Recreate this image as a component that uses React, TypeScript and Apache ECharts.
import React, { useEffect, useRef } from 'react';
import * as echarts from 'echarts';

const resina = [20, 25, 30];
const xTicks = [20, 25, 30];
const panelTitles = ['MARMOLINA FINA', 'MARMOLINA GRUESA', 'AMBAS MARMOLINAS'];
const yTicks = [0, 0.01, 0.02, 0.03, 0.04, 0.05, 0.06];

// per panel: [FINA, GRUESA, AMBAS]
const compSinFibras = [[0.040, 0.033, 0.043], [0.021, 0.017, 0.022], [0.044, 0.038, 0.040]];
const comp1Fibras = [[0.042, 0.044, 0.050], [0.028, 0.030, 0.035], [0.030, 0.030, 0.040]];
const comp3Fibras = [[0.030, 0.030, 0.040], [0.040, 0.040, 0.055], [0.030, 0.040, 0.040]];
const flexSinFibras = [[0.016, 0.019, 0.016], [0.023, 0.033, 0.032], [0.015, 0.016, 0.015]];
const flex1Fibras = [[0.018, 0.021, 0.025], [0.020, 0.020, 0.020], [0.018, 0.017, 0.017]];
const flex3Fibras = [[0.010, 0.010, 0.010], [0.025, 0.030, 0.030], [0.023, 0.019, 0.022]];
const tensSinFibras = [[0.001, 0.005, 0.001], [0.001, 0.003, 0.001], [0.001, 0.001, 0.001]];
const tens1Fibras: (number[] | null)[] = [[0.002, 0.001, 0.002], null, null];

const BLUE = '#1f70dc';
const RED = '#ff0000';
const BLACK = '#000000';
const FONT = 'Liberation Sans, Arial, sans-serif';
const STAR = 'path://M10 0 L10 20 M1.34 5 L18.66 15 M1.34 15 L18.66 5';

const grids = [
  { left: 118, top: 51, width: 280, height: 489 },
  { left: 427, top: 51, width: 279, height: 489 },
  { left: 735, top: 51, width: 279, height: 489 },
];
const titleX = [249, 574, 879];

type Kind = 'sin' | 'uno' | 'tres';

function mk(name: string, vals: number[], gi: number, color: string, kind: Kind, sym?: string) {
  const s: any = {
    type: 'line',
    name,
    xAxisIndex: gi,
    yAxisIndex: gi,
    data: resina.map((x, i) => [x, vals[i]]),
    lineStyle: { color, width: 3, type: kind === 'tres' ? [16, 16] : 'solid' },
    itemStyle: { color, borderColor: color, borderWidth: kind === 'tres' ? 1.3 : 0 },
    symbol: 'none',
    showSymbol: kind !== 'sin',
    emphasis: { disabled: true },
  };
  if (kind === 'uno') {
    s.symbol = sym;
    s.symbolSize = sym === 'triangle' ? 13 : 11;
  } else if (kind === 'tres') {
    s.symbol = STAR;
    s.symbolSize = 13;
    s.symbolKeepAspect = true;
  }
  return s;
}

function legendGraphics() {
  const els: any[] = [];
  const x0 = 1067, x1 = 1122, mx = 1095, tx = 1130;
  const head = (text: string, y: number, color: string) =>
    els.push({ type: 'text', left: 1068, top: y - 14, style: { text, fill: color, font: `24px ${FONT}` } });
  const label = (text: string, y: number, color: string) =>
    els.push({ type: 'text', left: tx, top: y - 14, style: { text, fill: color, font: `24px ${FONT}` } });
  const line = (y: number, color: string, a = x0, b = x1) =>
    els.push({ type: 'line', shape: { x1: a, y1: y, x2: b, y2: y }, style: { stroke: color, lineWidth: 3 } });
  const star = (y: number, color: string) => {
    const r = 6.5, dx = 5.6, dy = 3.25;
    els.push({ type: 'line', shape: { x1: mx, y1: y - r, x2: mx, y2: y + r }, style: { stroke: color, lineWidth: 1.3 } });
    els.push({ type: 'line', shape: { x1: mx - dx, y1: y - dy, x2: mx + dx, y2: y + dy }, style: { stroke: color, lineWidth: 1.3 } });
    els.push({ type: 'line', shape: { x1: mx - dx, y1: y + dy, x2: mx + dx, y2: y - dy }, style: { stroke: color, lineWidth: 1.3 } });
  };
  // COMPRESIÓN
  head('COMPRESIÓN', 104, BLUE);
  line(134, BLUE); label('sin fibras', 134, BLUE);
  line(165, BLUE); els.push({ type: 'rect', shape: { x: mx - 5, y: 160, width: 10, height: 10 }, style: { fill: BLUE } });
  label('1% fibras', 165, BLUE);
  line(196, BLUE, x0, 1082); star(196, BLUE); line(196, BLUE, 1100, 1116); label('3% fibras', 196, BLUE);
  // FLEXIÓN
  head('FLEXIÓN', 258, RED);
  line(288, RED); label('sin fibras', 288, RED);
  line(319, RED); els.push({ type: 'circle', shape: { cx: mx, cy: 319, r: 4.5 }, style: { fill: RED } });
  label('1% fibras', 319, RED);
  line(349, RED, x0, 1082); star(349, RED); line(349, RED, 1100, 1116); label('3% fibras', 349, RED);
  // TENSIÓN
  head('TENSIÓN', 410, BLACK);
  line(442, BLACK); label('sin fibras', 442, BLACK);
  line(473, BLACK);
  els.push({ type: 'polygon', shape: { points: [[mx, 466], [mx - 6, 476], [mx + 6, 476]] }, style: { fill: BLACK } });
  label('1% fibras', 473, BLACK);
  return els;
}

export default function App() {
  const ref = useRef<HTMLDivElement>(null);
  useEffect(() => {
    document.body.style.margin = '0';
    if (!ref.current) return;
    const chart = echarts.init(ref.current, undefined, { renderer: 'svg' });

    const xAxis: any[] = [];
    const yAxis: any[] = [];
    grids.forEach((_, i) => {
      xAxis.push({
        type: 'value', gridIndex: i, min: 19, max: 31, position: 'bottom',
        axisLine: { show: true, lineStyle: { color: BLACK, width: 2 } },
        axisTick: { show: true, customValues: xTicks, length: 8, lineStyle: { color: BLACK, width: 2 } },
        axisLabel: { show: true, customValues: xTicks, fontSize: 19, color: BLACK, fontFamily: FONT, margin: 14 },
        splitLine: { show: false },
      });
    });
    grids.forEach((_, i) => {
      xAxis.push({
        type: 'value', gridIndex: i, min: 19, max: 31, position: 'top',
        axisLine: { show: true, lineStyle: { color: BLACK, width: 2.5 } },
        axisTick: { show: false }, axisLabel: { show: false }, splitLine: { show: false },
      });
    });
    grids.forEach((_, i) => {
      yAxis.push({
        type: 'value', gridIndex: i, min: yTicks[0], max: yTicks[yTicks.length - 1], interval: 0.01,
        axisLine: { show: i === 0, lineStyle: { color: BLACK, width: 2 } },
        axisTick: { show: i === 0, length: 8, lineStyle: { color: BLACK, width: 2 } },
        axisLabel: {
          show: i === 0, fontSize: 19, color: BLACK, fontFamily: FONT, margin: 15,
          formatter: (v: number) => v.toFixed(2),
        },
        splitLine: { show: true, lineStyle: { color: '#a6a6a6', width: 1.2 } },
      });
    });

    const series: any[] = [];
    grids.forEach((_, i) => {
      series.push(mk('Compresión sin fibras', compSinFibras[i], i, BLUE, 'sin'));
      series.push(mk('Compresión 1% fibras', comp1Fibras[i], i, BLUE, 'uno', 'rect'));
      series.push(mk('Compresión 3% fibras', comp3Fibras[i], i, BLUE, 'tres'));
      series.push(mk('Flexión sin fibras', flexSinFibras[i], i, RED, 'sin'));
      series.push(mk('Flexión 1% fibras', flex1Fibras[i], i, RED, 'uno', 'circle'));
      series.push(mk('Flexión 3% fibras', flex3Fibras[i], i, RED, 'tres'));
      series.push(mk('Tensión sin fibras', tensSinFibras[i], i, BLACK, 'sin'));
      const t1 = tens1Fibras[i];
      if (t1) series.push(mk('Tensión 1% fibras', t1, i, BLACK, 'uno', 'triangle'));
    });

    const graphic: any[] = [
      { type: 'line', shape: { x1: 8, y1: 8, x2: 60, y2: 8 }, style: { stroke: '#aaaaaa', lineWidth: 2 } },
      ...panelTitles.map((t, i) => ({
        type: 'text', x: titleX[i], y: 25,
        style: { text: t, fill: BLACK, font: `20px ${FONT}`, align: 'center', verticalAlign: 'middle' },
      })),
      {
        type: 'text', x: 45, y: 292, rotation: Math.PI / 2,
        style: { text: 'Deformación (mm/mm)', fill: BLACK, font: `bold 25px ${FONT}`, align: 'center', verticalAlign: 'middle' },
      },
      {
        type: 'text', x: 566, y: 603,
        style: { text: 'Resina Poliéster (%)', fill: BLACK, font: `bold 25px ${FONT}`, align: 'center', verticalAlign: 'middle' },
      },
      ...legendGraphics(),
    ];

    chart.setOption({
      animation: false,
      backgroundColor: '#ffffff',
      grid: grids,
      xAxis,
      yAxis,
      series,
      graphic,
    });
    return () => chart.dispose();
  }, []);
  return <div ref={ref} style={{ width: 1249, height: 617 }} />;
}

■ **Prompt**: Print the listing above from its first line through the line with "const yTicks = [0, 0.01, 0.02, 0.03, 0.04, 0.05, 0.06];", and stop there.

■ **Written response**:
Recreate this image as a component that uses React, TypeScript and Apache ECharts.
import React, { useEffect, useRef } from 'react';
import * as echarts from 'echarts';

const resina = [20, 25, 30];
const xTicks = [20, 25, 30];
const panelTitles = ['MARMOLINA FINA', 'MARMOLINA GRUESA', 'AMBAS MARMOLINAS'];
const yTicks = [0, 0.01, 0.02, 0.03, 0.04, 0.05, 0.06];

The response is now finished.